▶ [Problem statement] Retype each line of the material exactly, please, skipping any picture in it.

▶ [Data excerpt]
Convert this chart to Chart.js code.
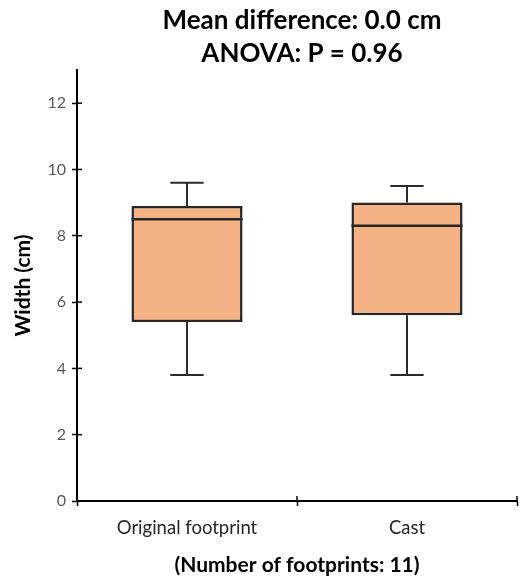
<!DOCTYPE html>
<html>
<head>
<meta charset="utf-8">
<script src="https://cdn.jsdelivr.net/npm/chart.js@4/dist/chart.umd.min.js"></script>
<style>
  html,body{margin:0;padding:0;background:#fff;}
  #wrap{width:522px;height:581px;}
</style>
</head>
<body>
<div id="wrap"><canvas id="c" width="522" height="581"></canvas></div>
<script>
const categories = ['Original footprint', 'Cast'];
const minValues = [3.8, 3.8];
const q1Values = [5.4, 5.6];
const medianValues = [8.5, 8.3];
const q3Values = [8.9, 9.0];
const maxValues = [9.6, 9.5];
const titleLines = ['Mean difference: 0.0 cm', 'ANOVA: P = 0.96'];
const yAxisTitle = 'Width (cm)';
const xAxisTitle = '(Number of footprints: 11)';

const FONT = 'Lato, "Open Sans", sans-serif';
const boxData = categories.map((c, i) => [q1Values[i], q3Values[i]]);

const boxPlugin = {
  id: 'boxParts',
  beforeDatasetsDraw(chart) {
    const ctx = chart.ctx;
    const meta = chart.getDatasetMeta(0);
    const y = chart.scales.y;
    ctx.save();
    ctx.strokeStyle = '#2b2b2b';
    ctx.lineWidth = 2;
    meta.data.forEach((bar, i) => {
      const x = bar.x;
      const half = bar.width * 0.15;
      const yMin = y.getPixelForValue(minValues[i]);
      const yMax = y.getPixelForValue(maxValues[i]);
      const yQ1 = y.getPixelForValue(q1Values[i]);
      const yQ3 = y.getPixelForValue(q3Values[i]);
      ctx.beginPath();
      ctx.moveTo(x, yQ3); ctx.lineTo(x, yMax);
      ctx.moveTo(x - half, yMax); ctx.lineTo(x + half, yMax);
      ctx.moveTo(x, yQ1); ctx.lineTo(x, yMin);
      ctx.moveTo(x - half, yMin); ctx.lineTo(x + half, yMin);
      ctx.stroke();
    });
    ctx.restore();
  },
  afterDatasetsDraw(chart) {
    const ctx = chart.ctx;
    const meta = chart.getDatasetMeta(0);
    const y = chart.scales.y;
    ctx.save();
    ctx.strokeStyle = '#262626';
    ctx.lineWidth = 2.5;
    meta.data.forEach((bar, i) => {
      const ym = y.getPixelForValue(medianValues[i]);
      ctx.beginPath();
      ctx.moveTo(bar.x - bar.width / 2, ym);
      ctx.lineTo(bar.x + bar.width / 2, ym);
      ctx.stroke();
    });
    ctx.restore();
  },
  afterDraw(chart) {
    const ctx = chart.ctx;
    const ca = chart.chartArea;
    ctx.save();
    ctx.strokeStyle = '#000';
    ctx.lineWidth = 1.5;
    const ys = chart.scales.y;
    ys.ticks.forEach((t, i) => {
      const py = ys.getPixelForTick(i);
      ctx.beginPath(); ctx.moveTo(ca.left, py); ctx.lineTo(ca.left + 5, py); ctx.stroke();
    });
    const xs = chart.scales.x;
    const n = categories.length;
    for (let i = 1; i <= n; i++) {
      const gx = i < n ? (xs.getPixelForTick(i - 1) + xs.getPixelForTick(i)) / 2 : xs.right;
      ctx.beginPath(); ctx.moveTo(gx, ca.bottom); ctx.lineTo(gx, ca.bottom - 5); ctx.stroke();
    }
    ctx.fillStyle = '#000';
    ctx.font = 'bold 26px ' + FONT;
    ctx.textAlign = 'center';
    ctx.textBaseline = 'alphabetic';
    const cx = (ca.left + ca.right) / 2 + 5;
    ctx.fillText(titleLines[0], cx, 29);
    ctx.fillText(titleLines[1], cx, 62);
    ctx.restore();
  }
};

new Chart(document.getElementById('c'), {
  type: 'bar',
  data: {
    labels: categories,
    datasets: [{
      data: boxData,
      backgroundColor: '#F4B183',
      borderColor: '#262626',
      borderWidth: 2.5,
      borderSkipped: false,
      categoryPercentage: 1,
      barPercentage: 0.505
    }]
  },
  options: {
    responsive: false,
    animation: false,
    layout: { padding: { top: 70, right: 5, left: 0, bottom: 0 } },
    plugins: { legend: { display: false }, tooltip: { enabled: false }, title: { display: false } },
    scales: {
      y: {
        min: 0, max: 13,
        afterFit(s) { s.width = 77; },
        ticks: { stepSize: 2, includeBounds: false, color: '#595959', font: { family: FONT, size: 16 }, padding: 6 },
        grid: { drawOnChartArea: false, drawTicks: true, tickLength: 5, tickColor: '#000', tickWidth: 1.5 },
        border: { display: true, color: '#000', width: 2 },
        title: { display: true, text: yAxisTitle, color: '#000', font: { family: FONT, size: 21, weight: 'bold' }, padding: { top: 11, bottom: 0 } }
      },
      x: {
        afterFit(s) { s.height = 80; },
        ticks: { color: '#262626', font: { family: FONT, size: 18.5 }, padding: 11 },
        grid: { offset: true, drawOnChartArea: false, drawTicks: true, tickLength: 5, tickColor: '#000', tickWidth: 1.5 },
        border: { display: true, color: '#000', width: 2 },
        title: { display: true, text: xAxisTitle, color: '#000', font: { family: FONT, size: 21, weight: 'bold' }, padding: { top: 0, bottom: 3 } }
      }
    }
  },
  plugins: [boxPlugin]
});
</script>
</body>
</html>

▶ [Response to the exercise]
Convert this chart to Chart.js code.
<!DOCTYPE html>
<html>
<head>
<meta charset="utf-8">
<script src="https://cdn.jsdelivr.net/npm/chart.js@4/dist/chart.umd.min.js"></script>
<style>
  html,body{margin:0;padding:0;background:#fff;}
  #wrap{width:522px;height:581px;}
</style>
</head>
<body>
<div id="wrap"><canvas id="c" width="522" height="581"></canvas></div>
<script>
const categories = ['Original footprint', 'Cast'];
const minValues = [3.8, 3.8];
const q1Values = [5.4, 5.6];
const medianValues = [8.5, 8.3];
const q3Values = [8.9, 9.0];
const maxValues = [9.6, 9.5];
const titleLines = ['Mean difference: 0.0 cm', 'ANOVA: P = 0.96'];
const yAxisTitle = 'Width (cm)';
const xAxisTitle = '(Number of footprints: 11)';

const FONT = 'Lato, "Open Sans", sans-serif';
const boxData = categories.map((c, i) => [q1Values[i], q3Values[i]]);

const boxPlugin = {
  id: 'boxParts',
  beforeDatasetsDraw(chart) {
    const ctx = chart.ctx;
    const meta = chart.getDatasetMeta(0);
    const y = chart.scales.y;
    ctx.save();
    ctx.strokeStyle = '#2b2b2b';
    ctx.lineWidth = 2;
    meta.data.forEach((bar, i) => {
      const x = bar.x;
      const half = bar.width * 0.15;
      const yMin = y.getPixelForValue(minValues[i]);
      const yMax = y.getPixelForValue(maxValues[i]);
      const yQ1 = y.getPixelForValue(q1Values[i]);
      const yQ3 = y.getPixelForValue(q3Values[i]);
      ctx.beginPath();
      ctx.moveTo(x, yQ3); ctx.lineTo(x, yMax);
      ctx.moveTo(x - half, yMax); ctx.lineTo(x + half, yMax);
      ctx.moveTo(x, yQ1); ctx.lineTo(x, yMin);
      ctx.moveTo(x - half, yMin); ctx.lineTo(x + half, yMin);
      ctx.stroke();
    });
    ctx.restore();
  },
  afterDatasetsDraw(chart) {
    const ctx = chart.ctx;
    const meta = chart.getDatasetMeta(0);
    const y = chart.scales.y;
    ctx.save();
    ctx.strokeStyle = '#262626';
    ctx.lineWidth = 2.5;
    meta.data.forEach((bar, i) => {
      const ym = y.getPixelForValue(medianValues[i]);
      ctx.beginPath();
      ctx.moveTo(bar.x - bar.width / 2, ym);
      ctx.lineTo(bar.x + bar.width / 2, ym);
      ctx.stroke();
    });
    ctx.restore();
  },
  afterDraw(chart) {
    const ctx = chart.ctx;
    const ca = chart.chartArea;
    ctx.save();
    ctx.strokeStyle = '#000';
    ctx.lineWidth = 1.5;
    const ys = chart.scales.y;
    ys.ticks.forEach((t, i) => {
      const py = ys.getPixelForTick(i);
      ctx.beginPath(); ctx.moveTo(ca.left, py); ctx.lineTo(ca.left + 5, py); ctx.stroke();
    });
    const xs = chart.scales.x;
    const n = categories.length;
    for (let i = 1; i <= n; i++) {
      const gx = i < n ? (xs.getPixelForTick(i - 1) + xs.getPixelForTick(i)) / 2 : xs.right;
      ctx.beginPath(); ctx.moveTo(gx, ca.bottom); ctx.lineTo(gx, ca.bottom - 5); ctx.stroke();
    }
    ctx.fillStyle = '#000';
    ctx.font = 'bold 26px ' + FONT;
    ctx.textAlign = 'center';
    ctx.textBaseline = 'alphabetic';
    const cx = (ca.left + ca.right) / 2 + 5;
    ctx.fillText(titleLines[0], cx, 29);
    ctx.fillText(titleLines[1], cx, 62);
    ctx.restore();
  }
};

new Chart(document.getElementById('c'), {
  type: 'bar',
  data: {
    labels: categories,
    datasets: [{
      data: boxData,
      backgroundColor: '#F4B183',
      borderColor: '#262626',
      borderWidth: 2.5,
      borderSkipped: false,
      categoryPercentage: 1,
      barPercentage: 0.505
    }]
  },
  options: {
    responsive: false,
    animation: false,
    layout: { padding: { top: 70, right: 5, left: 0, bottom: 0 } },
    plugins: { legend: { display: false }, tooltip: { enabled: false }, title: { display: false } },
    scales: {
      y: {
        min: 0, max: 13,
        afterFit(s) { s.width = 77; },
        ticks: { stepSize: 2, includeBounds: false, color: '#595959', font: { family: FONT, size: 16 }, padding: 6 },
        grid: { drawOnChartArea: false, drawTicks: true, tickLength: 5, tickColor: '#000', tickWidth: 1.5 },
        border: { display: true, color: '#000', width: 2 },
        title: { display: true, text: yAxisTitle, color: '#000', font: { family: FONT, size: 21, weight: 'bold' }, padding: { top: 11, bottom: 0 } }
      },
      x: {
        afterFit(s) { s.height = 80; },
        ticks: { color: '#262626', font: { family: FONT, size: 18.5 }, padding: 11 },
        grid: { offset: true, drawOnChartArea: false, drawTicks: true, tickLength: 5, tickColor: '#000', tickWidth: 1.5 },
        border: { display: true, color: '#000', width: 2 },
        title: { display: true, text: xAxisTitle, color: '#000', font: { family: FONT, size: 21, weight: 'bold' }, padding: { top: 0, bottom: 3 } }
      }
    }
  },
  plugins: [boxPlugin]
});
</script>
</body>
</html>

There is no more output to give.